■ TASK OBJECTIVE
Retype the run of lines that opens with the line containing "Clone this chart in matplotlib." and closes with the line containing "ax.set_ylim(10 + (H", exactly and inclusively, but skip the pictures.
** BEGIN INFORMATION SHOWN **
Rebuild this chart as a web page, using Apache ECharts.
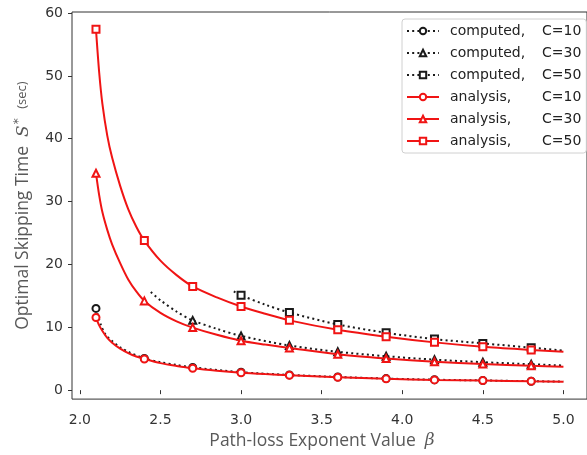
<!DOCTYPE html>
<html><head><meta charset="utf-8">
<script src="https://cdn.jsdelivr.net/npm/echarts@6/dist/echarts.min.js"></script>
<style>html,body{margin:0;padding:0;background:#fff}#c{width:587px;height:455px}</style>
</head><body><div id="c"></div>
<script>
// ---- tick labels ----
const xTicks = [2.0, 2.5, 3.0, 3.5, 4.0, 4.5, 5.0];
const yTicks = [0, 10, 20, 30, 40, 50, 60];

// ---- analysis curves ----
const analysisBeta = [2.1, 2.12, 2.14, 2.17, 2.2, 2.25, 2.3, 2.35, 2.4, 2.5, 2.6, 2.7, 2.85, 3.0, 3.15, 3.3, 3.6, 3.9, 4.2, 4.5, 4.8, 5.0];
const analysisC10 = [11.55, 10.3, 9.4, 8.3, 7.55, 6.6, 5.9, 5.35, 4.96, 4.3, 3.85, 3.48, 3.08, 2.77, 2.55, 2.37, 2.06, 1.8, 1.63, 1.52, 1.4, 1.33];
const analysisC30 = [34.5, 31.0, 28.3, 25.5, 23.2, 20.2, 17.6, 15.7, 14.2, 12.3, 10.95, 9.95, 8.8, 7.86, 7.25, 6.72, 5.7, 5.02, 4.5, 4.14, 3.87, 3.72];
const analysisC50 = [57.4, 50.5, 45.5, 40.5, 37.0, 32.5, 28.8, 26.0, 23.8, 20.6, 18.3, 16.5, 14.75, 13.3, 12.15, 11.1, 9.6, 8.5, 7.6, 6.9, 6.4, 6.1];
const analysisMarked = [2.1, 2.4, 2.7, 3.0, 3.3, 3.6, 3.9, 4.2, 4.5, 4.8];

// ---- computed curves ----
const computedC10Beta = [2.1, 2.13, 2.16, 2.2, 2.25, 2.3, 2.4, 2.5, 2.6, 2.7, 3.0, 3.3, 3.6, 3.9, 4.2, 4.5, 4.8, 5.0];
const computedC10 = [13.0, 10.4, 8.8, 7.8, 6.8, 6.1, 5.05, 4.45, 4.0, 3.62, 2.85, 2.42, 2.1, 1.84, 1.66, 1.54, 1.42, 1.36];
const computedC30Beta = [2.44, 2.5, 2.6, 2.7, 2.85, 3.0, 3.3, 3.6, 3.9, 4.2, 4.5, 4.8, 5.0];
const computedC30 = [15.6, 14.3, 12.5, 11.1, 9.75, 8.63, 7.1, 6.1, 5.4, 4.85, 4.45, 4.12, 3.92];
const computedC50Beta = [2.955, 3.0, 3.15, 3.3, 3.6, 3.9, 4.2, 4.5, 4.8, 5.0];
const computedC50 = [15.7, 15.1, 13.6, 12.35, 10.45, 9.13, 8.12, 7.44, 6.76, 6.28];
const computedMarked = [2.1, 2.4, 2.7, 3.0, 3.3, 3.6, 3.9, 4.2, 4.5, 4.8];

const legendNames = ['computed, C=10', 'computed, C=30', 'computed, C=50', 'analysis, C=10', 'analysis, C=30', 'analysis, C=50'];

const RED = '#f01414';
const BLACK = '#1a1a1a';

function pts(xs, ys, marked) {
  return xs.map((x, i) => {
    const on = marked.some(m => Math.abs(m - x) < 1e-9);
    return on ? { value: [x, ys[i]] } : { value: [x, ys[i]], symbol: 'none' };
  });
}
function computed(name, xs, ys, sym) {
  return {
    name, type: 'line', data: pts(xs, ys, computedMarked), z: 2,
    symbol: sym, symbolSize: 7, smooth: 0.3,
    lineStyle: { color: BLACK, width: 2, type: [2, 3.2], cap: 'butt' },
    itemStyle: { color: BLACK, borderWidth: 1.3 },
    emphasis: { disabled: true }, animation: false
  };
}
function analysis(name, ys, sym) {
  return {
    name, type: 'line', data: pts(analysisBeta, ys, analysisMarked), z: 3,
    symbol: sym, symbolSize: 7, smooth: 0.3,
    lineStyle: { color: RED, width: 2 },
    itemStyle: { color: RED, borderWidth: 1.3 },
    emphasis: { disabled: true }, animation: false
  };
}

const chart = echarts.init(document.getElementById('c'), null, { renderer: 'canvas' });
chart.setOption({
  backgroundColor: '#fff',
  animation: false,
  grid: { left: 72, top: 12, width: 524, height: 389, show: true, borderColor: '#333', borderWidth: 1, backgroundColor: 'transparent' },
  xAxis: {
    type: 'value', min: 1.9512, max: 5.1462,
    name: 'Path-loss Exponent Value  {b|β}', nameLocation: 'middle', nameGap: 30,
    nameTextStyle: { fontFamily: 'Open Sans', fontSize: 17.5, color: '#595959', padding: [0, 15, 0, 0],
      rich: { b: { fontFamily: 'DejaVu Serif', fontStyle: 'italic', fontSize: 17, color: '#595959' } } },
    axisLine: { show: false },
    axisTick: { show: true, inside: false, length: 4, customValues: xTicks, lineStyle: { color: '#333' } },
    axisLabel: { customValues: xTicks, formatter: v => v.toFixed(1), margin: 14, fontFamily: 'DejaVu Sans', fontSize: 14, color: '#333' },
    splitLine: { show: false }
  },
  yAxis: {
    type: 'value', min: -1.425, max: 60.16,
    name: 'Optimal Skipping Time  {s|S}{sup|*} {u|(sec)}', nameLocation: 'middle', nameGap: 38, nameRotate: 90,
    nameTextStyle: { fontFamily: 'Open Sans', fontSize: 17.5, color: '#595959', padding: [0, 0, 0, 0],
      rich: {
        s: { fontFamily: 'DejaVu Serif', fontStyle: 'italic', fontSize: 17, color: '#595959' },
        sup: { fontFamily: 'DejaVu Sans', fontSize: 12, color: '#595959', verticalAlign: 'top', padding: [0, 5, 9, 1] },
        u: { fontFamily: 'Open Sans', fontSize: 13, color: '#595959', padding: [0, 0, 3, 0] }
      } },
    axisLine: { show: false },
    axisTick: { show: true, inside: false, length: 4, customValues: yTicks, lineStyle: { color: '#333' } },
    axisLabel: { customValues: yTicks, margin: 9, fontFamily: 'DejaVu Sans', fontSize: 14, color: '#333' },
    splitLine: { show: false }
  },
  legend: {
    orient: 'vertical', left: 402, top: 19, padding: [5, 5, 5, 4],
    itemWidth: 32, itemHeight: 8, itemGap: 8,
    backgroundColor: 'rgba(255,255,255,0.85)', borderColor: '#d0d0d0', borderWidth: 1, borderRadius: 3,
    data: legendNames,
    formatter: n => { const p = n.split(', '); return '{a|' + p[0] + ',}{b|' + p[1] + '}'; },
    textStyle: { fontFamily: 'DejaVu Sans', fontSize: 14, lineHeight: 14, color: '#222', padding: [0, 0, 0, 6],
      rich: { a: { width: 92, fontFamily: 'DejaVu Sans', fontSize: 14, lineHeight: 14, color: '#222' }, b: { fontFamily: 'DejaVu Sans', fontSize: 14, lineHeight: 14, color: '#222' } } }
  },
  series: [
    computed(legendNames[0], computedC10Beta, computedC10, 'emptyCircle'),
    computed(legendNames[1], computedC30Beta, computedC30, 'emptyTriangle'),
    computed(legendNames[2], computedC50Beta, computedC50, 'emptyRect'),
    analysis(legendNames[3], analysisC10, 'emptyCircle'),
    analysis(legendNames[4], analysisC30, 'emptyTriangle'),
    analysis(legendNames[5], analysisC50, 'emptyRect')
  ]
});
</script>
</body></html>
** END INFORMATION SHOWN **
** BEGIN INFORMATION SHOWN **
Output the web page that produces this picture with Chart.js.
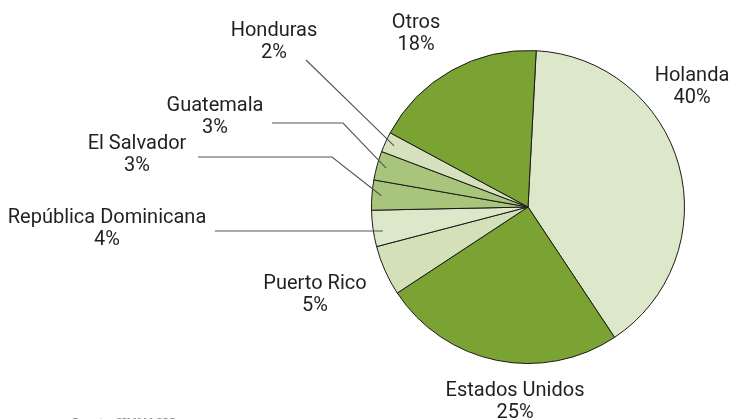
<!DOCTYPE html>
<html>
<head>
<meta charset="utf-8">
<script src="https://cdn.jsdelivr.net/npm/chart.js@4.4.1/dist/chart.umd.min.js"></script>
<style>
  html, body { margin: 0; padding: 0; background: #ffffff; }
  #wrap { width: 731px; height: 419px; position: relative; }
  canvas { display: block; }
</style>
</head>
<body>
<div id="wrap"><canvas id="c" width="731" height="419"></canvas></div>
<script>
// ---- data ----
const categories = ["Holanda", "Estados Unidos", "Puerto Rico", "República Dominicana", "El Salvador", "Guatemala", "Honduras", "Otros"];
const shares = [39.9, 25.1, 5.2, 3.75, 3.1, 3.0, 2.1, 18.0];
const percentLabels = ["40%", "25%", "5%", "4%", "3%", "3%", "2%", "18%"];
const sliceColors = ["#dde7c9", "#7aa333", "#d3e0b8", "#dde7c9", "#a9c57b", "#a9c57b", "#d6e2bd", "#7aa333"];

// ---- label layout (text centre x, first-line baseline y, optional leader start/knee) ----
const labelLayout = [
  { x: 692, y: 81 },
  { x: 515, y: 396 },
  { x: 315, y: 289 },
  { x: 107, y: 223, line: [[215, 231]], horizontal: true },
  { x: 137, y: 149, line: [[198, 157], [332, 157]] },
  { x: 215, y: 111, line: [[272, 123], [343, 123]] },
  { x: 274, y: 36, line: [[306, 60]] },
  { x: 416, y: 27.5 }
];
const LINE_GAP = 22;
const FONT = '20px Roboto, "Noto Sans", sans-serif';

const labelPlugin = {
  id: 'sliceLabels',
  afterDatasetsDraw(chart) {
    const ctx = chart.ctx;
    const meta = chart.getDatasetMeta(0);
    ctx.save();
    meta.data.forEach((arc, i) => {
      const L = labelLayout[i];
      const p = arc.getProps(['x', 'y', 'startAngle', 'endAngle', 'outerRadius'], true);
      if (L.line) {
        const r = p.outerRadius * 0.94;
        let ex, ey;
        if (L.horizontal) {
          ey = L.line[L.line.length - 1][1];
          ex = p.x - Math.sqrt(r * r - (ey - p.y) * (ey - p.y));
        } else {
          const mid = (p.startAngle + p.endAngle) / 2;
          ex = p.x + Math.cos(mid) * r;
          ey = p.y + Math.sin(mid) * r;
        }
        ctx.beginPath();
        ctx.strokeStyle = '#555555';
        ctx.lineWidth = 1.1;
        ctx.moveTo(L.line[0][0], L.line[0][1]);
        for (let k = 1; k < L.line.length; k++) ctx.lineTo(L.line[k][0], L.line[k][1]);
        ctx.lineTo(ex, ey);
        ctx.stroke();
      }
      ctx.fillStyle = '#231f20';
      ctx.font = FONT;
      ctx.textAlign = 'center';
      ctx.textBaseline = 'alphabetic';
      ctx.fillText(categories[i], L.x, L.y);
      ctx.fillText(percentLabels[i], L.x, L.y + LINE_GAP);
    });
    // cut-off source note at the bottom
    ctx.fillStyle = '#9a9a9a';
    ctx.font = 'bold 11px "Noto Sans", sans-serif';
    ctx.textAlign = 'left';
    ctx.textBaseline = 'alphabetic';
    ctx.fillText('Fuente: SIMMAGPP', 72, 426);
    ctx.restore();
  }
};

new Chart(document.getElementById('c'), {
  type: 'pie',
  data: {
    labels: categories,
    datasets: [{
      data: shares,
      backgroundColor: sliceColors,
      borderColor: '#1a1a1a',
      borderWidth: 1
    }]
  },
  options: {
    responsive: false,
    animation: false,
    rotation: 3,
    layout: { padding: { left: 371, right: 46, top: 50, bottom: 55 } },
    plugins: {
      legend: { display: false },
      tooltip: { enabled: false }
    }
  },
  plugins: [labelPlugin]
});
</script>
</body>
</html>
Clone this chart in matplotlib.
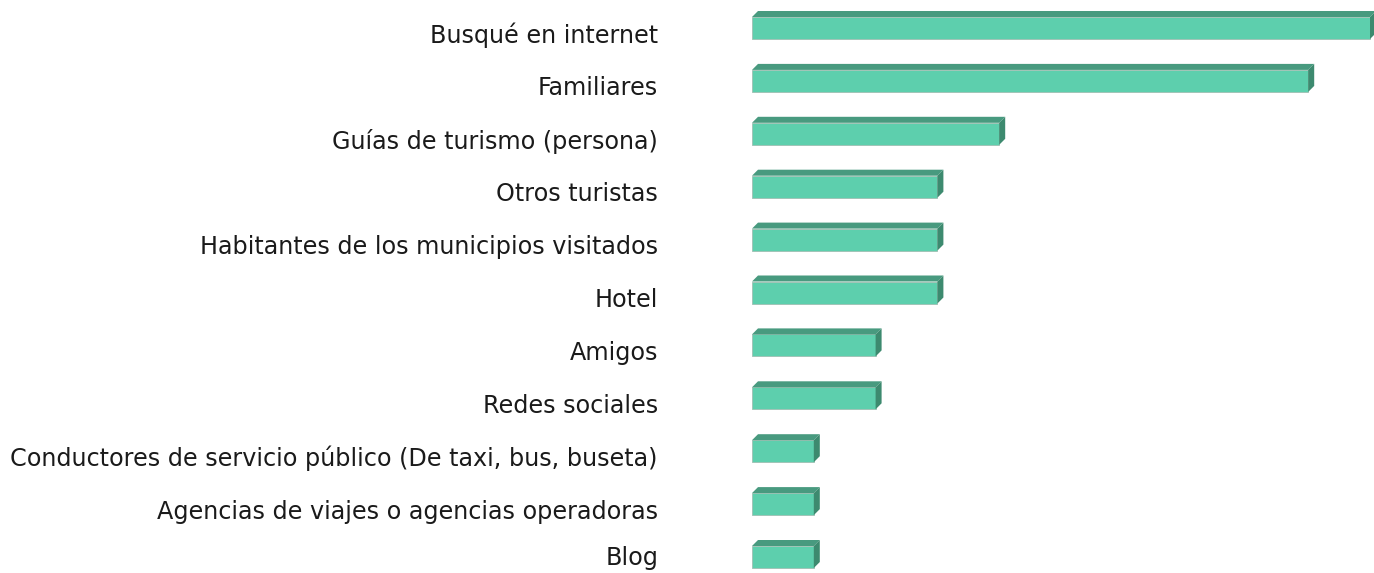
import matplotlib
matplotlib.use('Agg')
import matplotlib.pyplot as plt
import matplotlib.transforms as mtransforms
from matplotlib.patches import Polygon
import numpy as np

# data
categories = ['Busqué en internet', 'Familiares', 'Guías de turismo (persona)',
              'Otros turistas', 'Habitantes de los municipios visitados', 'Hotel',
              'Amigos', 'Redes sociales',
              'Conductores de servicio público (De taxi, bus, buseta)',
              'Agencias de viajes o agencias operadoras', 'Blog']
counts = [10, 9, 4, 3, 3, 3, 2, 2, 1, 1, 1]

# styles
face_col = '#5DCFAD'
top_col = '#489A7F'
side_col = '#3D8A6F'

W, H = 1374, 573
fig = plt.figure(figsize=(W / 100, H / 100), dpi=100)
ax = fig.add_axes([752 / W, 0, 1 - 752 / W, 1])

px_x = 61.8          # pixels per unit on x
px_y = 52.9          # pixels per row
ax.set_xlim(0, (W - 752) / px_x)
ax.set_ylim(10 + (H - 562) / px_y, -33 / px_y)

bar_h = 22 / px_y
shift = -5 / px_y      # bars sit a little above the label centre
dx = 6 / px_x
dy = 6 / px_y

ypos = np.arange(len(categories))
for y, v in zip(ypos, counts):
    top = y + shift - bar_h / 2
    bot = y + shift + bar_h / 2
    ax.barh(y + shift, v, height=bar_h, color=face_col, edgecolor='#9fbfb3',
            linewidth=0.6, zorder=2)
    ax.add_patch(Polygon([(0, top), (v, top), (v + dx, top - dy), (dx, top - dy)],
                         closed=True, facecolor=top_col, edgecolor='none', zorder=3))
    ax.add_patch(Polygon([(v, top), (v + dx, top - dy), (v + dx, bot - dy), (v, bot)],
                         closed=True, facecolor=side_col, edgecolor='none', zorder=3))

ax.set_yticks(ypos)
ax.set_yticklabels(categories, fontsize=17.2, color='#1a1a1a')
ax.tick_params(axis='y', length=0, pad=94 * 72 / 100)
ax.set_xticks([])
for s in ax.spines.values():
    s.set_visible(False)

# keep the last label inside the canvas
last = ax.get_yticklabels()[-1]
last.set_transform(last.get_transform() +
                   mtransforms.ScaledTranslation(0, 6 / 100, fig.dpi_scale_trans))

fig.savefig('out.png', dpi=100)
** END INFORMATION SHOWN **
■ SOLUTION TO THIS EXERCISE
Clone this chart in matplotlib.
import matplotlib
matplotlib.use('Agg')
import matplotlib.pyplot as plt
import matplotlib.transforms as mtransforms
from matplotlib.patches import Polygon
import numpy as np

# data
categories = ['Busqué en internet', 'Familiares', 'Guías de turismo (persona)',
              'Otros turistas', 'Habitantes de los municipios visitados', 'Hotel',
              'Amigos', 'Redes sociales',
              'Conductores de servicio público (De taxi, bus, buseta)',
              'Agencias de viajes o agencias operadoras', 'Blog']
counts = [10, 9, 4, 3, 3, 3, 2, 2, 1, 1, 1]

# styles
face_col = '#5DCFAD'
top_col = '#489A7F'
side_col = '#3D8A6F'

W, H = 1374, 573
fig = plt.figure(figsize=(W / 100, H / 100), dpi=100)
ax = fig.add_axes([752 / W, 0, 1 - 752 / W, 1])

px_x = 61.8          # pixels per unit on x
px_y = 52.9          # pixels per row
ax.set_xlim(0, (W - 752) / px_x)
ax.set_ylim(10 + (H - 562) / px_y, -33 / px_y)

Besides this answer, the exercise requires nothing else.